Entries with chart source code

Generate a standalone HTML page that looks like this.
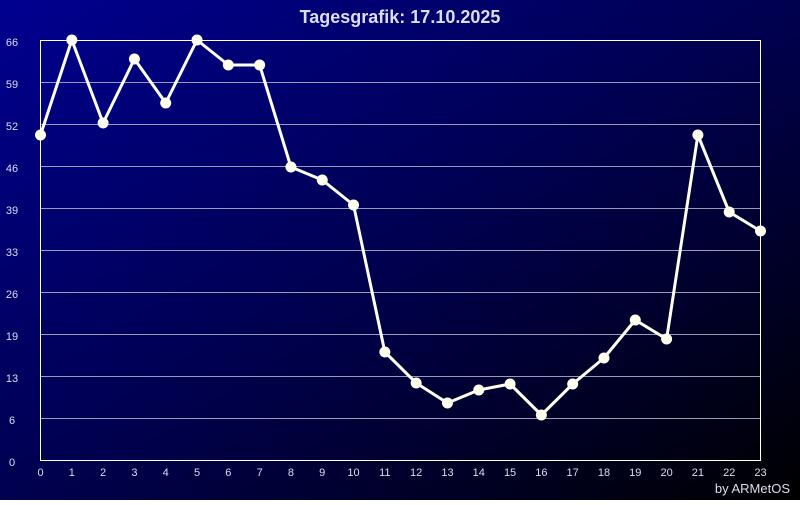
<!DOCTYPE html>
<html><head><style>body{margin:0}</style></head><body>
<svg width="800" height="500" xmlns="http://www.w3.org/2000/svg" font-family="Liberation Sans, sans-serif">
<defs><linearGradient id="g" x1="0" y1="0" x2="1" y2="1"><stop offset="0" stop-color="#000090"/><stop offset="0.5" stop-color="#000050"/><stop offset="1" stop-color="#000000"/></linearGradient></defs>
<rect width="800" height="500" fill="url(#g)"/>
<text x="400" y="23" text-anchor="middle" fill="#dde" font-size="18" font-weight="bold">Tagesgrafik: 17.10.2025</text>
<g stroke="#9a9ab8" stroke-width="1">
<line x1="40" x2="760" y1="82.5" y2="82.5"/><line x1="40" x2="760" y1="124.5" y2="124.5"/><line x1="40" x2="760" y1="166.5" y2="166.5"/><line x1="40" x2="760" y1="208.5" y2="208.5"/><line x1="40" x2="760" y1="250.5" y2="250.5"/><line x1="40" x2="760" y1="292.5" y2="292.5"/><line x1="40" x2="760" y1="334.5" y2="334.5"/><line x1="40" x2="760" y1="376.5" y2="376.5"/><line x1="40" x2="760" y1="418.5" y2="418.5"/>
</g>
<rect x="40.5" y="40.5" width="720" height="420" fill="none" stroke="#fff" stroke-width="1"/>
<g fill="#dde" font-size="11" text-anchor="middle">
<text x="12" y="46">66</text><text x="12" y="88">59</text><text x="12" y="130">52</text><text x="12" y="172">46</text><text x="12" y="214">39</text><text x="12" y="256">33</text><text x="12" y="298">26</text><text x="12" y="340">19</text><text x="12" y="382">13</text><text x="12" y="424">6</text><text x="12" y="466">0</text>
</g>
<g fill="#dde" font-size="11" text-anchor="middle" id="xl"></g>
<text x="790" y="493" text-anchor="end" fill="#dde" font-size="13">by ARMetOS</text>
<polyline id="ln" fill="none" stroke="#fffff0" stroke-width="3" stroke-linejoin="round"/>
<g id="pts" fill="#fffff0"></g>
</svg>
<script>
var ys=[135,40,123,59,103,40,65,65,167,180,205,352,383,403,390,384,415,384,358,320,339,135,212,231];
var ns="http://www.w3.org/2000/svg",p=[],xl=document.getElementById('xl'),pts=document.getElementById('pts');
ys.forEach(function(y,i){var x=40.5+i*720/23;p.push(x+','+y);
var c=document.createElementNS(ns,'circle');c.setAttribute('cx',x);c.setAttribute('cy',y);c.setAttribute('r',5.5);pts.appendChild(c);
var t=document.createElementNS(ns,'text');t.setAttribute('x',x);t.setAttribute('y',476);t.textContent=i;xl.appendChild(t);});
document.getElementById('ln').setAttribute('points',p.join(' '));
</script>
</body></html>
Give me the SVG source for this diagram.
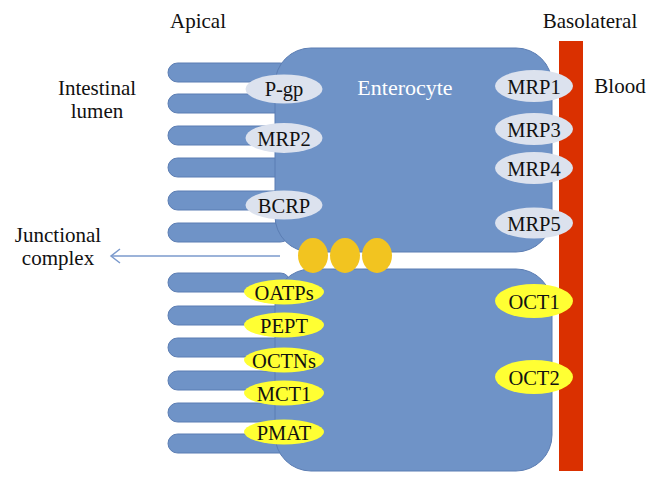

DIRECTIONS FOR THIS TASK:
Take the listing above and print it exactly, apart from the pictures.

WORKED SOLUTION:
Generate a standalone HTML page that looks like this.
<!DOCTYPE html>
<html><head><style>body{margin:0}</style></head><body>
<svg width="800" height="500" xmlns="http://www.w3.org/2000/svg" font-family="Liberation Sans, sans-serif">
<defs><linearGradient id="g" x1="0" y1="0" x2="1" y2="1"><stop offset="0" stop-color="#000090"/><stop offset="0.5" stop-color="#000050"/><stop offset="1" stop-color="#000000"/></linearGradient></defs>
<rect width="800" height="500" fill="url(#g)"/>
<text x="400" y="23" text-anchor="middle" fill="#dde" font-size="18" font-weight="bold">Tagesgrafik: 17.10.2025</text>
<g stroke="#9a9ab8" stroke-width="1">
<line x1="40" x2="760" y1="82.5" y2="82.5"/><line x1="40" x2="760" y1="124.5" y2="124.5"/><line x1="40" x2="760" y1="166.5" y2="166.5"/><line x1="40" x2="760" y1="208.5" y2="208.5"/><line x1="40" x2="760" y1="250.5" y2="250.5"/><line x1="40" x2="760" y1="292.5" y2="292.5"/><line x1="40" x2="760" y1="334.5" y2="334.5"/><line x1="40" x2="760" y1="376.5" y2="376.5"/><line x1="40" x2="760" y1="418.5" y2="418.5"/>
</g>
<rect x="40.5" y="40.5" width="720" height="420" fill="none" stroke="#fff" stroke-width="1"/>
<g fill="#dde" font-size="11" text-anchor="middle">
<text x="12" y="46">66</text><text x="12" y="88">59</text><text x="12" y="130">52</text><text x="12" y="172">46</text><text x="12" y="214">39</text><text x="12" y="256">33</text><text x="12" y="298">26</text><text x="12" y="340">19</text><text x="12" y="382">13</text><text x="12" y="424">6</text><text x="12" y="466">0</text>
</g>
<g fill="#dde" font-size="11" text-anchor="middle" id="xl"></g>
<text x="790" y="493" text-anchor="end" fill="#dde" font-size="13">by ARMetOS</text>
<polyline id="ln" fill="none" stroke="#fffff0" stroke-width="3" stroke-linejoin="round"/>
<g id="pts" fill="#fffff0"></g>
</svg>
<script>
var ys=[135,40,123,59,103,40,65,65,167,180,205,352,383,403,390,384,415,384,358,320,339,135,212,231];
var ns="http://www.w3.org/2000/svg",p=[],xl=document.getElementById('xl'),pts=document.getElementById('pts');
ys.forEach(function(y,i){var x=40.5+i*720/23;p.push(x+','+y);
var c=document.createElementNS(ns,'circle');c.setAttribute('cx',x);c.setAttribute('cy',y);c.setAttribute('r',5.5);pts.appendChild(c);
var t=document.createElementNS(ns,'text');t.setAttribute('x',x);t.setAttribute('y',476);t.textContent=i;xl.appendChild(t);});
document.getElementById('ln').setAttribute('points',p.join(' '));
</script>
</body></html>
Give me the SVG source for this diagram.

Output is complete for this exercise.